* [STATED EXERCISE] Reproduce all the lines below exactly and omit the images.

--- Start DATA EXTRACT ---

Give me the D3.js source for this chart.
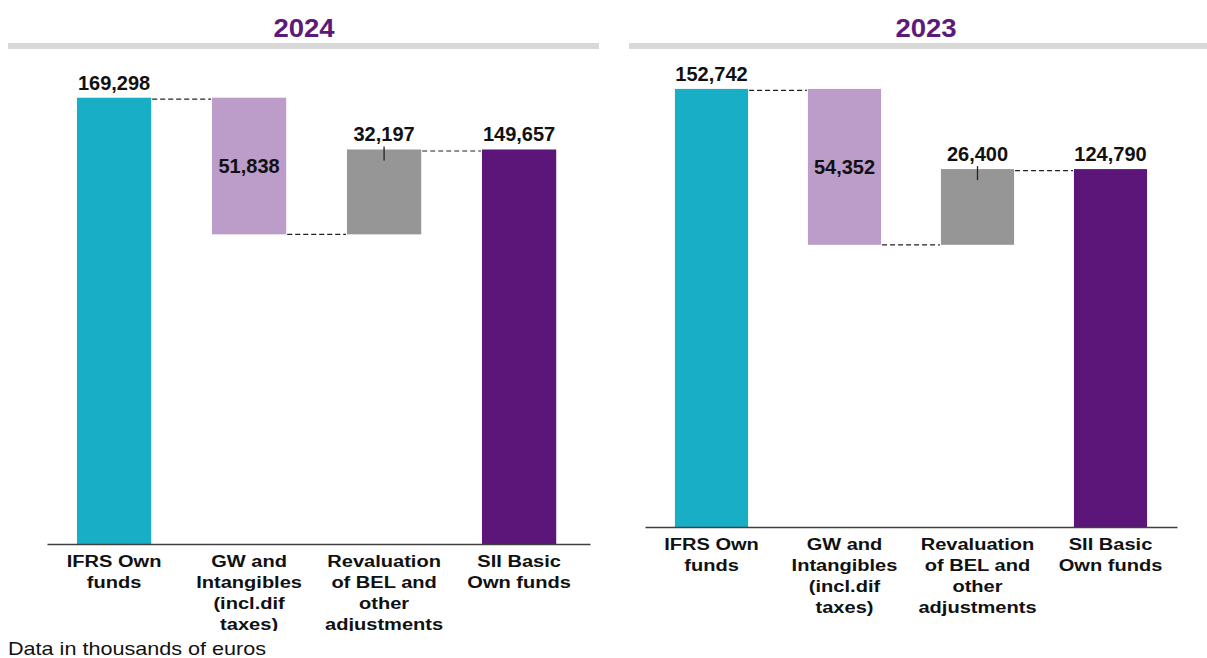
<!DOCTYPE html>
<html>
<head>
<meta charset="utf-8">
<script src="https://cdn.jsdelivr.net/npm/d3@7"></script>
<style>
  html, body { margin: 0; padding: 0; background: #fff; }
  svg { display: block; font-family: "Liberation Sans", Arial, sans-serif; }
</style>
</head>
<body>
<svg id="chart" width="1207" height="658"></svg>
<script>
// ---- data ----
const categories = [
  "IFRS Own\nfunds",
  "GW and\nIntangibles\n(incl.dif\ntaxes)",
  "Revaluation\nof BEL and\nother\nadjustments",
  "SII Basic\nOwn funds"
];
const years = ["2024", "2023"];
const values2024 = [169298, -51838, 32197, 149657];
const values2023 = [152742, -54352, 26400, 124790];
const barTypes = ["total", "delta", "delta", "total"];
const barColors = ["#17aec6", "#bc9cc8", "#969696", "#5c1579"];
const footnote = "Data in thousands of euros";

const svg = d3.select("#chart");
const fmt = d3.format(",");

const panels = [
  { year: years[0], values: values2024, x0: 47, x1: 590, base: 544, top: 69.5, yMax: 180000,
    padOuter: 0.236, align: 0.47,
    titleX: 304, ruleX0: 8, ruleX1: 599, clipBottom: 631 },
  { year: years[1], values: values2023, x0: 645, x1: 1177, base: 527, top: 68.1, yMax: 160000,
    padOuter: 0.225, align: 0.5,
    titleX: 926, ruleX0: 629, ruleX1: 1207, clipBottom: 658 }
];

panels.forEach((p, pi) => {
  const g = svg.append("g");

  // title + rule
  g.append("rect")
    .attr("x", p.ruleX0).attr("y", 43)
    .attr("width", p.ruleX1 - p.ruleX0).attr("height", 6)
    .attr("fill", "#d9d9d9");
  g.append("text")
    .attr("transform", `translate(${p.titleX},37) scale(1.1,1)`)
    .attr("text-anchor", "middle")
    .attr("font-size", 25).attr("font-weight", "bold")
    .attr("fill", "#5c1a7b")
    .text(p.year);

  const x = d3.scaleBand()
    .domain(categories)
    .range([p.x0, p.x1])
    .paddingInner(0.45)
    .paddingOuter(p.padOuter)
    .align(p.align);
  const y = d3.scaleLinear().domain([0, p.yMax]).range([p.base, p.top]);

  // compute waterfall extents
  let running = 0;
  const bars = p.values.map((v, i) => {
    let lo, hi;
    if (barTypes[i] === "total") { lo = 0; hi = v; running = v; }
    else { const start = running; running = start + v; lo = Math.min(start, running); hi = Math.max(start, running); }
    return { cat: categories[i], v, lo, hi, end: running, i };
  });

  // connectors
  for (let i = 0; i < bars.length - 1; i++) {
    const level = bars[i].end;
    const yy = y(level) + (level === bars[i].hi && level === bars[i + 1].hi ? 1.5 : 0);
    g.append("line")
      .attr("x1", x(bars[i].cat) + x.bandwidth() + 1)
      .attr("x2", x(bars[i + 1].cat) - 1)
      .attr("y1", yy).attr("y2", yy)
      .attr("stroke", "#222").attr("stroke-width", 1.2)
      .attr("stroke-dasharray", "5,3");
  }

  // bars
  g.selectAll("rect.bar").data(bars).join("rect")
    .attr("class", "bar")
    .attr("x", d => x(d.cat))
    .attr("y", d => y(d.hi))
    .attr("width", x.bandwidth())
    .attr("height", d => y(d.lo) - y(d.hi))
    .attr("fill", (d, i) => barColors[i]);

  // small tick marker on positive delta bars
  bars.filter(d => barTypes[d.i] === "delta" && d.v > 0).forEach(d => {
    g.append("line")
      .attr("x1", x(d.cat) + x.bandwidth() / 2)
      .attr("x2", x(d.cat) + x.bandwidth() / 2)
      .attr("y1", y(d.hi) - 3).attr("y2", y(d.hi) + 11)
      .attr("stroke", "#222").attr("stroke-width", 1.3);
  });

  // value labels
  g.selectAll("text.val").data(bars).join("text")
    .attr("class", "val")
    .attr("x", d => x(d.cat) + x.bandwidth() / 2)
    .attr("y", d => d.v < 0 ? (y(d.hi) + y(d.lo)) / 2 + 7 : y(d.hi) - 8)
    .attr("text-anchor", "middle")
    .attr("font-size", 20).attr("font-weight", "bold")
    .attr("fill", "#111")
    .text(d => fmt(Math.abs(d.v)));

  // axis
  const clipId = "clip" + pi;
  svg.append("clipPath").attr("id", clipId)
    .append("rect").attr("x", 0).attr("y", 0).attr("width", 1207).attr("height", p.clipBottom);
  const axisG = g.append("g")
    .attr("clip-path", `url(#${clipId})`)
    .append("g")
    .attr("transform", `translate(0,${p.base})`)
    .call(d3.axisBottom(x).tickSize(0).tickSizeOuter(0).tickFormat(""));
  axisG.select(".domain").attr("stroke", "#404040").attr("stroke-width", 1.3);
  axisG.selectAll(".tick").each(function (d) {
    const t = d3.select(this).append("text")
      .attr("text-anchor", "middle")
      .attr("font-size", 17).attr("font-weight", "bold")
      .attr("fill", "#111")
      .attr("transform", "scale(1.18,1)");
    d.split("\n").forEach((line, li) => {
      t.append("tspan").attr("x", 0).attr("y", 23 + li * 21).text(line);
    });
  });
});

svg.append("text")
  .attr("transform", "translate(8,655) scale(1.2,1)")
  .attr("font-size", 18)
  .attr("fill", "#111")
  .text(footnote);
</script>
</body>
</html>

--- End DATA EXTRACT ---

* [EXERCISE RESULT]
Give me the D3.js source for this chart.
<!DOCTYPE html>
<html>
<head>
<meta charset="utf-8">
<script src="https://cdn.jsdelivr.net/npm/d3@7"></script>
<style>
  html, body { margin: 0; padding: 0; background: #fff; }
  svg { display: block; font-family: "Liberation Sans", Arial, sans-serif; }
</style>
</head>
<body>
<svg id="chart" width="1207" height="658"></svg>
<script>
// ---- data ----
const categories = [
  "IFRS Own\nfunds",
  "GW and\nIntangibles\n(incl.dif\ntaxes)",
  "Revaluation\nof BEL and\nother\nadjustments",
  "SII Basic\nOwn funds"
];
const years = ["2024", "2023"];
const values2024 = [169298, -51838, 32197, 149657];
const values2023 = [152742, -54352, 26400, 124790];
const barTypes = ["total", "delta", "delta", "total"];
const barColors = ["#17aec6", "#bc9cc8", "#969696", "#5c1579"];
const footnote = "Data in thousands of euros";

const svg = d3.select("#chart");
const fmt = d3.format(",");

const panels = [
  { year: years[0], values: values2024, x0: 47, x1: 590, base: 544, top: 69.5, yMax: 180000,
    padOuter: 0.236, align: 0.47,
    titleX: 304, ruleX0: 8, ruleX1: 599, clipBottom: 631 },
  { year: years[1], values: values2023, x0: 645, x1: 1177, base: 527, top: 68.1, yMax: 160000,
    padOuter: 0.225, align: 0.5,
    titleX: 926, ruleX0: 629, ruleX1: 1207, clipBottom: 658 }
];

panels.forEach((p, pi) => {
  const g = svg.append("g");

  // title + rule
  g.append("rect")
    .attr("x", p.ruleX0).attr("y", 43)
    .attr("width", p.ruleX1 - p.ruleX0).attr("height", 6)
    .attr("fill", "#d9d9d9");
  g.append("text")
    .attr("transform", `translate(${p.titleX},37) scale(1.1,1)`)
    .attr("text-anchor", "middle")
    .attr("font-size", 25).attr("font-weight", "bold")
    .attr("fill", "#5c1a7b")
    .text(p.year);

  const x = d3.scaleBand()
    .domain(categories)
    .range([p.x0, p.x1])
    .paddingInner(0.45)
    .paddingOuter(p.padOuter)
    .align(p.align);
  const y = d3.scaleLinear().domain([0, p.yMax]).range([p.base, p.top]);

  // compute waterfall extents
  let running = 0;
  const bars = p.values.map((v, i) => {
    let lo, hi;
    if (barTypes[i] === "total") { lo = 0; hi = v; running = v; }
    else { const start = running; running = start + v; lo = Math.min(start, running); hi = Math.max(start, running); }
    return { cat: categories[i], v, lo, hi, end: running, i };
  });

  // connectors
  for (let i = 0; i < bars.length - 1; i++) {
    const level = bars[i].end;
    const yy = y(level) + (level === bars[i].hi && level === bars[i + 1].hi ? 1.5 : 0);
    g.append("line")
      .attr("x1", x(bars[i].cat) + x.bandwidth() + 1)
      .attr("x2", x(bars[i + 1].cat) - 1)
      .attr("y1", yy).attr("y2", yy)
      .attr("stroke", "#222").attr("stroke-width", 1.2)
      .attr("stroke-dasharray", "5,3");
  }

  // bars
  g.selectAll("rect.bar").data(bars).join("rect")
    .attr("class", "bar")
    .attr("x", d => x(d.cat))
    .attr("y", d => y(d.hi))
    .attr("width", x.bandwidth())
    .attr("height", d => y(d.lo) - y(d.hi))
    .attr("fill", (d, i) => barColors[i]);

  // small tick marker on positive delta bars
  bars.filter(d => barTypes[d.i] === "delta" && d.v > 0).forEach(d => {
    g.append("line")
      .attr("x1", x(d.cat) + x.bandwidth() / 2)
      .attr("x2", x(d.cat) + x.bandwidth() / 2)
      .attr("y1", y(d.hi) - 3).attr("y2", y(d.hi) + 11)
      .attr("stroke", "#222").attr("stroke-width", 1.3);
  });

  // value labels
  g.selectAll("text.val").data(bars).join("text")
    .attr("class", "val")
    .attr("x", d => x(d.cat) + x.bandwidth() / 2)
    .attr("y", d => d.v < 0 ? (y(d.hi) + y(d.lo)) / 2 + 7 : y(d.hi) - 8)
    .attr("text-anchor", "middle")
    .attr("font-size", 20).attr("font-weight", "bold")
    .attr("fill", "#111")
    .text(d => fmt(Math.abs(d.v)));

  // axis
  const clipId = "clip" + pi;
  svg.append("clipPath").attr("id", clipId)
    .append("rect").attr("x", 0).attr("y", 0).attr("width", 1207).attr("height", p.clipBottom);
  const axisG = g.append("g")
    .attr("clip-path", `url(#${clipId})`)
    .append("g")
    .attr("transform", `translate(0,${p.base})`)
    .call(d3.axisBottom(x).tickSize(0).tickSizeOuter(0).tickFormat(""));
  axisG.select(".domain").attr("stroke", "#404040").attr("stroke-width", 1.3);
  axisG.selectAll(".tick").each(function (d) {
    const t = d3.select(this).append("text")
      .attr("text-anchor", "middle")
      .attr("font-size", 17).attr("font-weight", "bold")
      .attr("fill", "#111")
      .attr("transform", "scale(1.18,1)");
    d.split("\n").forEach((line, li) => {
      t.append("tspan").attr("x", 0).attr("y", 23 + li * 21).text(line);
    });
  });
});

svg.append("text")
  .attr("transform", "translate(8,655) scale(1.2,1)")
  .attr("font-size", 18)
  .attr("fill", "#111")
  .text(footnote);
</script>
</body>
</html>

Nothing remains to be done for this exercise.